When evaluating your erasure method, you need to consider:
- How quickly you need to erase the data (Is it an emergency response to terrorists banging on your door, or are you selling your old hardware on Ebay next week?)
- How much effort, money, or time will any potential attacker realistically spend trying to get at your data? (Are you a high-stakes target, or does someone just want to get your bank account details? Is your potential attacker a small-time crook or are they sponsored by a nation state or massive cartel?)
- How long will your data remain valuable -- will the threat go away after time?
- What have you got to lose? (Your cool? Money? Employment? People's lives? A war?)
If the stakes are unacceptably high, by all means go to extremes: erase data and destroy the medium; however, in most cases, plan to make any attack offputtingly difficult. Again, you have a choice: do you make it obvious to an attacker that it's not worth their bother (with a warning label or obvious damage), or do you let them try until they give up in frustration?
Examples:
1) You're handing your laptop down to your child for homework, having bought a shiny new one. They are not allowed to take it out of the house, and the battery doesn't hold charge anyway.
You're essentially still in control of the computer. If your operating system doesn't restrict you from doing so, create a fresh user account for your child. Move/delete your old files and empty your wastebasket. You want to hang onto an Administrator or root login so you can do maintenance, but if you can, delete your old user account from that computer.
2) You want to give your old home PC to charity. The charity is unlikely to attack, but you don't know where your old computer will end up. People poke around for fun sometimes.
You've got plenty of time to make backups of the data you want to keep and then do a fresh operating system install, ensuring you get it to reformat the hard disk the slow way, overwriting each sector to check for bad blocks.
(If your chosen OS doesn't allow this, you can always download a Linux liveCD, boot into that and use the dd command to copy data from /dev/urandom to the machine's primary disk, usually /dev/sda. This may take many hours. Be really sure that no other disks are attached whose data you want to keep, just in case you overwrite the wrong disk! Finally, install an OS so the machine will work.
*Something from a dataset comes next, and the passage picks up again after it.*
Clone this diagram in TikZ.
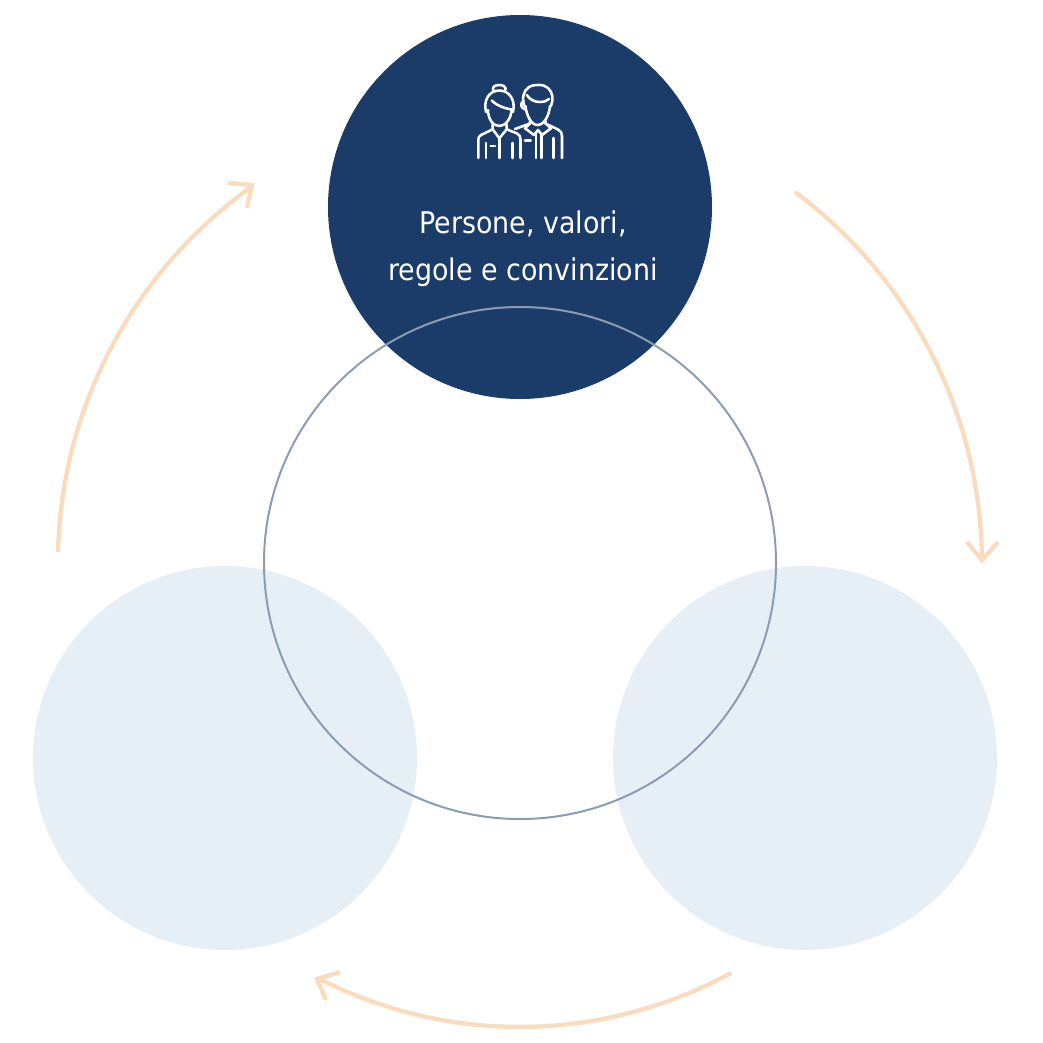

3) You need rid of that data fast! Ruthless baddies are at the door and lives are at stake. Grab a hammer or electric drill and destroy that disk! Put as many holes and dents into those shiny platters as you can. Hard disk heads fly incredibly close to the surface of the disk, with very finicky accuracy. A head crash can be caused by a particle as small as a particle of smoke getting between the head and the platter while it spins. You are filling the drive with broken particles, deforming the mirror-like disk surface, pitting it, smearing magnetic material about, and likely shattering the platters if they are glass, as some are. Trying to mount this mess on a rig in a clean-room to get data off it is only going to damage the rig and contaminate the clean-room. Any remaining options for recovering random chunks of data from fragments are going to be preposterously expensive, impractical and reliant on luck, so you should have time to leg-it and take mitigating action just in case. (You're still going to be in trouble for not encrypting life-or-death data in the first place, though.)
I haven't covered SSDs - I don't know enough about them.